Directions for this task —
Using the records below, copy exactly the part that opens with the line holding "Generate a Python" and closes with the line holding "from matplotlib.ticker import", minus the pictures.

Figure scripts
________________________________________

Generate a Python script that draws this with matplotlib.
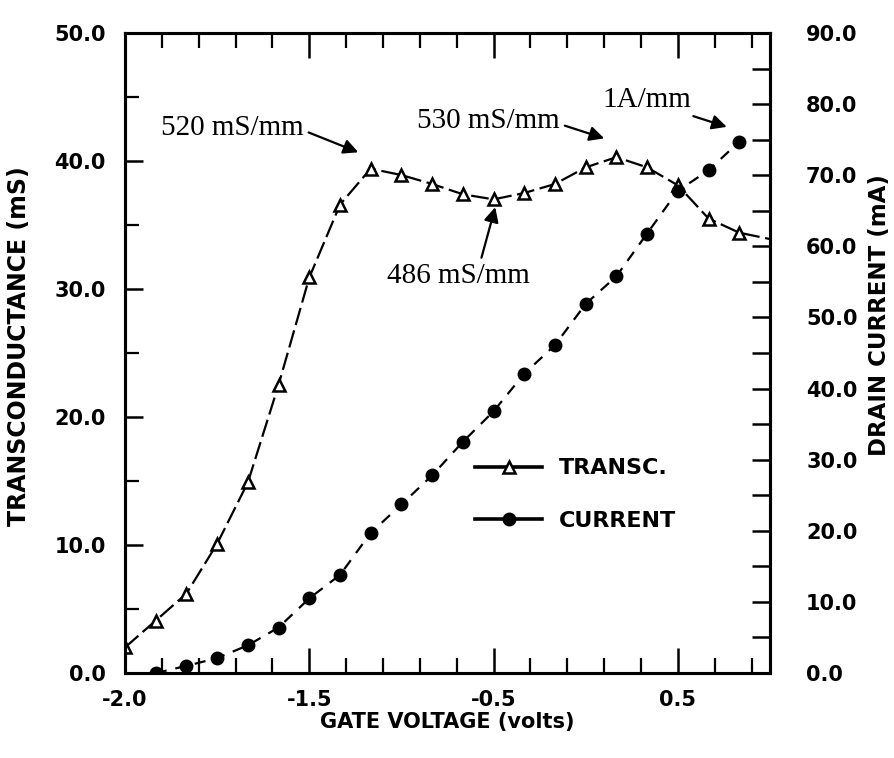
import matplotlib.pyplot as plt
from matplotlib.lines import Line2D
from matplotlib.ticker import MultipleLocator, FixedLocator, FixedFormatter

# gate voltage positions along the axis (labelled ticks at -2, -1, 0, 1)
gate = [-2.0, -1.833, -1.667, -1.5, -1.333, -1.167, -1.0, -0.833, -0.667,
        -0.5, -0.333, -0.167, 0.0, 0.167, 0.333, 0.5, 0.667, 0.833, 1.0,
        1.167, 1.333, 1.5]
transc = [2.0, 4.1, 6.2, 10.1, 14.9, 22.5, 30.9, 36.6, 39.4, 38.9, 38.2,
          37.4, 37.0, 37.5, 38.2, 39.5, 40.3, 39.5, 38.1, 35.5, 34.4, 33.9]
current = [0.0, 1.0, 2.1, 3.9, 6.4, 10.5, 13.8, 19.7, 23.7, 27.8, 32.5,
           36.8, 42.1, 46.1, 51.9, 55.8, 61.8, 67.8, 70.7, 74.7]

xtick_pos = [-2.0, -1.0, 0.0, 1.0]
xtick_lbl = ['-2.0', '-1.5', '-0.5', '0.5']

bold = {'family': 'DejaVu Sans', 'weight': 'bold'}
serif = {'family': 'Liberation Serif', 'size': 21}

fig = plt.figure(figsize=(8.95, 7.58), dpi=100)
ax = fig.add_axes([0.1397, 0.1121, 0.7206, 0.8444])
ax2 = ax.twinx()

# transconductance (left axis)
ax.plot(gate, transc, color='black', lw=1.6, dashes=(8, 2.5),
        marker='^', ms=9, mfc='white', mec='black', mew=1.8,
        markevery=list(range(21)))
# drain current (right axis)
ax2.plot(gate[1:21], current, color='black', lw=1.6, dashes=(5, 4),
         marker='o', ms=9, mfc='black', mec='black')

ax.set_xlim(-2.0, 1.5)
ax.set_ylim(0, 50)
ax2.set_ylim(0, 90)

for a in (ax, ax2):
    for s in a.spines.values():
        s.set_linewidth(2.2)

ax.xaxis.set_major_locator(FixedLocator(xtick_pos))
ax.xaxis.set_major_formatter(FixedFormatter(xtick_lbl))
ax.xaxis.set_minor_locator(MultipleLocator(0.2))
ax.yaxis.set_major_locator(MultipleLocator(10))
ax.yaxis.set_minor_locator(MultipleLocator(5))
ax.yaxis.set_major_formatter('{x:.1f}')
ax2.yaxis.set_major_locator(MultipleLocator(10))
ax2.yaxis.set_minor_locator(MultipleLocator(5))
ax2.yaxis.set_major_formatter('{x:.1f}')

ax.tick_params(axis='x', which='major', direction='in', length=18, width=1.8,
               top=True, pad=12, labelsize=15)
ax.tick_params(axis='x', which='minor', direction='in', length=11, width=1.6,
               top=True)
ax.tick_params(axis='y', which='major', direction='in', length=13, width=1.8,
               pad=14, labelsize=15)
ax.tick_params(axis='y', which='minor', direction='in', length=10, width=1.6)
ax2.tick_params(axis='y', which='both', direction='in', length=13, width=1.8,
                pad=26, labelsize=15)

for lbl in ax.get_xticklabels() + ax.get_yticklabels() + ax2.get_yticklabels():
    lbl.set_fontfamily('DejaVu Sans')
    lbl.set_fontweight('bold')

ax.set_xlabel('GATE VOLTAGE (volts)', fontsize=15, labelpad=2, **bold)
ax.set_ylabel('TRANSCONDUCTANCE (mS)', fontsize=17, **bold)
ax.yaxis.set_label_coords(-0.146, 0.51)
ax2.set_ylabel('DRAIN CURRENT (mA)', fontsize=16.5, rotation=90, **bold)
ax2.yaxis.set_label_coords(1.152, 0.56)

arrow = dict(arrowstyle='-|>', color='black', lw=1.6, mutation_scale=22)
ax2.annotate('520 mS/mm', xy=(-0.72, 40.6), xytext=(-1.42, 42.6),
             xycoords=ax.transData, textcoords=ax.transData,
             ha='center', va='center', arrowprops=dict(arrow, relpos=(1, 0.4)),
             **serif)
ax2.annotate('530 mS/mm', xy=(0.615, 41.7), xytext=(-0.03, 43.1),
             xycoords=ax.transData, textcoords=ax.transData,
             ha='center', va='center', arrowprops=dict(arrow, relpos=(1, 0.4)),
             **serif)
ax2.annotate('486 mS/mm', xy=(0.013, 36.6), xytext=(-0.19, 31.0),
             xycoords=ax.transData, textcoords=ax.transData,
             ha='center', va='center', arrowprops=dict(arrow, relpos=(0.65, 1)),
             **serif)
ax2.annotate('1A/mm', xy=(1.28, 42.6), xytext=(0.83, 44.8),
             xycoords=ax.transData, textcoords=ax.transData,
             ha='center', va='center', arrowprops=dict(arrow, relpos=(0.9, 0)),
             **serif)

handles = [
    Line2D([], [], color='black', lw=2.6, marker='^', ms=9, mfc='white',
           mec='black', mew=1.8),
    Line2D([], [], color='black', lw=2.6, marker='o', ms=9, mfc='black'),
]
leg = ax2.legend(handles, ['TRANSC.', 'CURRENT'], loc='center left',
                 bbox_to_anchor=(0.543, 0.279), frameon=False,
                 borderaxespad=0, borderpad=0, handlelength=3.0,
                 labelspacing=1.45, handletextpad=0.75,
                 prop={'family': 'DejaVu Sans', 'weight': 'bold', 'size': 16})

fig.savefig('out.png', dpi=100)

________________________________________

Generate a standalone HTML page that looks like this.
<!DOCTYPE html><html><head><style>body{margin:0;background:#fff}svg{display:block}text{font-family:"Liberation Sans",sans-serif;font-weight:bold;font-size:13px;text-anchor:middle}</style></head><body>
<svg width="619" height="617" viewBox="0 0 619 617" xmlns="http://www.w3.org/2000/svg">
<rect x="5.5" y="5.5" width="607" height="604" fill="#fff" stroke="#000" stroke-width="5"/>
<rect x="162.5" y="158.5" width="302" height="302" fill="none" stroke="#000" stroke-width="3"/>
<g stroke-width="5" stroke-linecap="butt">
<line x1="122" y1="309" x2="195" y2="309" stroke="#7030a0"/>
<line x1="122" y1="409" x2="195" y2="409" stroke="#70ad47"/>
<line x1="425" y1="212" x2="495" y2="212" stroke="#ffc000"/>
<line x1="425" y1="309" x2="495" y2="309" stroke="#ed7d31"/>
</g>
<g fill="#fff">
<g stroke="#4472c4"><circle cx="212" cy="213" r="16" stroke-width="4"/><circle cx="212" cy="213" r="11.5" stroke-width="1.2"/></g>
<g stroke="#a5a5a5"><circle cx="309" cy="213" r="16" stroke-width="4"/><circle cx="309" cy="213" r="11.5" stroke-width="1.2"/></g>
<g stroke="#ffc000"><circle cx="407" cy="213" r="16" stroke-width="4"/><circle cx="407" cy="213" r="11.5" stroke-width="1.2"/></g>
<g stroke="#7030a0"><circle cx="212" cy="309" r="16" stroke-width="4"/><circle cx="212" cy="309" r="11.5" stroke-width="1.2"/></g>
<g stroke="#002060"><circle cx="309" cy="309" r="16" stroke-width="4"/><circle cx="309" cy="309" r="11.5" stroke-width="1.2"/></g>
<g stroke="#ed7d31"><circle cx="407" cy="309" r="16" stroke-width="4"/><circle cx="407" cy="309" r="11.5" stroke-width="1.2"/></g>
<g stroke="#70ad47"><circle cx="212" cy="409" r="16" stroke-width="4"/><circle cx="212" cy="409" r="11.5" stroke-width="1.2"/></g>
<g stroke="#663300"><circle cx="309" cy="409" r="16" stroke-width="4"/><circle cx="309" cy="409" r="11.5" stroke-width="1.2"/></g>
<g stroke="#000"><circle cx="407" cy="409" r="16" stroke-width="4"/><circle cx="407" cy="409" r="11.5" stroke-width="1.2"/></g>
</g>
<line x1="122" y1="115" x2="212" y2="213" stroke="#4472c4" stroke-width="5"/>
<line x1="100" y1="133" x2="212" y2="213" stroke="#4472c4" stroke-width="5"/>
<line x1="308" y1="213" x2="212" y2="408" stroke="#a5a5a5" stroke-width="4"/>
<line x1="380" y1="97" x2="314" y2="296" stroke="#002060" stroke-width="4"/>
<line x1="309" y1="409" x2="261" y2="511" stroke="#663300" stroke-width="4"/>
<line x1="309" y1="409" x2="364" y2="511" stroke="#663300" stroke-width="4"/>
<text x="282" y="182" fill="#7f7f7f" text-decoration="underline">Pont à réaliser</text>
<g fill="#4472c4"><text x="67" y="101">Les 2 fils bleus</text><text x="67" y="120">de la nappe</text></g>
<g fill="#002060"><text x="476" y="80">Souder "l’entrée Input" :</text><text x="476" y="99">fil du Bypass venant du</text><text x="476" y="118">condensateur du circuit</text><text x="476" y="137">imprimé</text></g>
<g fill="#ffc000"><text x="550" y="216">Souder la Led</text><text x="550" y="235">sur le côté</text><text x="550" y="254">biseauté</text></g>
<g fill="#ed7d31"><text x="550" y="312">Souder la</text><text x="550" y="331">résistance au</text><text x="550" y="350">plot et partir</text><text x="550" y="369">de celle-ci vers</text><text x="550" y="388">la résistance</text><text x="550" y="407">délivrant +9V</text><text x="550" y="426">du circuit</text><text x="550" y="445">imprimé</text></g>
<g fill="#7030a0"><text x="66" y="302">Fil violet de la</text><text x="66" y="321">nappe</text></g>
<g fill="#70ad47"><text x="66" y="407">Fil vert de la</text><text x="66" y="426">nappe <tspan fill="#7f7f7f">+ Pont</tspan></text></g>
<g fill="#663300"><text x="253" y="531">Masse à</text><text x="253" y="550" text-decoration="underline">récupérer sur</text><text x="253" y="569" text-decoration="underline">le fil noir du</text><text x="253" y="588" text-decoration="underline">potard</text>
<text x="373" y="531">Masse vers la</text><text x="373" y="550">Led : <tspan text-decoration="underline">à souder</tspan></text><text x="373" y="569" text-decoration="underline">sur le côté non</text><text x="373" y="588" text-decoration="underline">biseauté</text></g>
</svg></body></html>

________________________________________

Correct response —
Generate a Python script that draws this with matplotlib.
import matplotlib.pyplot as plt
from matplotlib.lines import Line2D
from matplotlib.ticker import MultipleLocator, FixedLocator, FixedFormatter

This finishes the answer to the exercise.